• **WRITTEN PROBLEM**: Write out all the lines again, precisely as they stand, but without the images.

^^^^^^^^^^^^^^^^

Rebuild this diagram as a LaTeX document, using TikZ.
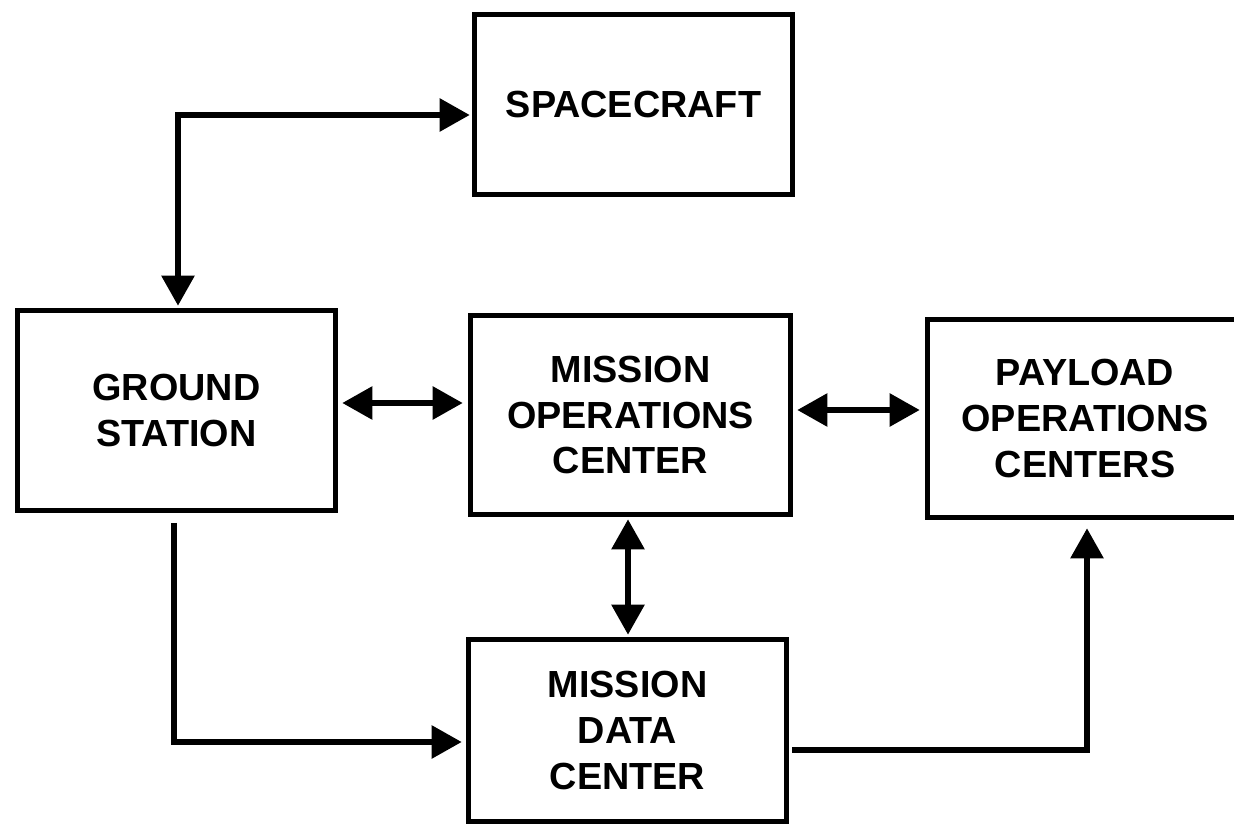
\documentclass[tikz,border=0pt]{standalone}
\usepackage{fontspec}
\setmainfont{Liberation Sans}
\usetikzlibrary{arrows.meta, positioning, calc}

\begin{document}
\begin{tikzpicture}[x=0.02cm, y=-0.02cm,
    every node/.style={font=\fontsize{21.5}{26}\selectfont\bfseries},
    block/.style={draw, line width=3.2pt, align=center, inner sep=0pt},
    link/.style={line width=3.2pt},
    both/.style={link, {Triangle[length=6mm, width=6.4mm]}-{Triangle[length=6mm, width=6.4mm]}},
    one/.style={link, -{Triangle[length=6mm, width=6.4mm]}}]
    \useasboundingbox (0,0) rectangle (1234,824);
    % blocks
    \node[block, minimum width=6.36cm, minimum height=3.6cm] (sc) at (633.5,104.5) {SPACECRAFT};
    \node[block, minimum width=6.36cm, minimum height=4cm] (gs) at (176.5,410.5) {GROUND\\STATION};
    \node[block, minimum width=6.4cm, minimum height=3.98cm] (moc) at (630.5,415) {MISSION\\OPERATIONS\\CENTER};
    \node[block, minimum width=6.3cm, minimum height=3.96cm] (poc) at (1085,418.5) {PAYLOAD\\OPERATIONS\\CENTERS};
    \node[block, minimum width=6.36cm, minimum height=3.64cm] (mdc) at (627.5,730.5) {MISSION\\DATA\\CENTER};
    % links
    \coordinate (up) at (178,115);
    \draw[both] ($(gs.north -| up)+(0,-2)$) |- ($(sc.west |- up)+(-2,0)$);
    \draw[both] ($(gs.east)+(4,-7.5)$) -- ($(moc.west)+(-5,-12)$);
    \draw[both] ($(moc.east)+(4,-5)$) -- ($(poc.west)+(-5,-8.5)$);
    \draw[both] ($(moc.south)+(-2.5,2)$) -- ($(mdc.north)+(0.5,-2)$);
    \draw[one] ($(gs.south)+(-2.5,9.5)$) |- ($(mdc.west)+(-4,11.5)$);
    \draw[one] ($(mdc.east)+(3,19.5)$) -| ($(poc.south)+(2,8)$);
\end{tikzpicture}
\end{document}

^^^^^^^^^^^^^^^^

• **WORKED ANSWER**:
Rebuild this diagram as a LaTeX document, using TikZ.
\documentclass[tikz,border=0pt]{standalone}
\usepackage{fontspec}
\setmainfont{Liberation Sans}
\usetikzlibrary{arrows.meta, positioning, calc}

\begin{document}
\begin{tikzpicture}[x=0.02cm, y=-0.02cm,
    every node/.style={font=\fontsize{21.5}{26}\selectfont\bfseries},
    block/.style={draw, line width=3.2pt, align=center, inner sep=0pt},
    link/.style={line width=3.2pt},
    both/.style={link, {Triangle[length=6mm, width=6.4mm]}-{Triangle[length=6mm, width=6.4mm]}},
    one/.style={link, -{Triangle[length=6mm, width=6.4mm]}}]
    \useasboundingbox (0,0) rectangle (1234,824);
    % blocks
    \node[block, minimum width=6.36cm, minimum height=3.6cm] (sc) at (633.5,104.5) {SPACECRAFT};
    \node[block, minimum width=6.36cm, minimum height=4cm] (gs) at (176.5,410.5) {GROUND\\STATION};
    \node[block, minimum width=6.4cm, minimum height=3.98cm] (moc) at (630.5,415) {MISSION\\OPERATIONS\\CENTER};
    \node[block, minimum width=6.3cm, minimum height=3.96cm] (poc) at (1085,418.5) {PAYLOAD\\OPERATIONS\\CENTERS};
    \node[block, minimum width=6.36cm, minimum height=3.64cm] (mdc) at (627.5,730.5) {MISSION\\DATA\\CENTER};
    % links
    \coordinate (up) at (178,115);
    \draw[both] ($(gs.north -| up)+(0,-2)$) |- ($(sc.west |- up)+(-2,0)$);
    \draw[both] ($(gs.east)+(4,-7.5)$) -- ($(moc.west)+(-5,-12)$);
    \draw[both] ($(moc.east)+(4,-5)$) -- ($(poc.west)+(-5,-8.5)$);
    \draw[both] ($(moc.south)+(-2.5,2)$) -- ($(mdc.north)+(0.5,-2)$);
    \draw[one] ($(gs.south)+(-2.5,9.5)$) |- ($(mdc.west)+(-4,11.5)$);
    \draw[one] ($(mdc.east)+(3,19.5)$) -| ($(poc.south)+(2,8)$);
\end{tikzpicture}
\end{document}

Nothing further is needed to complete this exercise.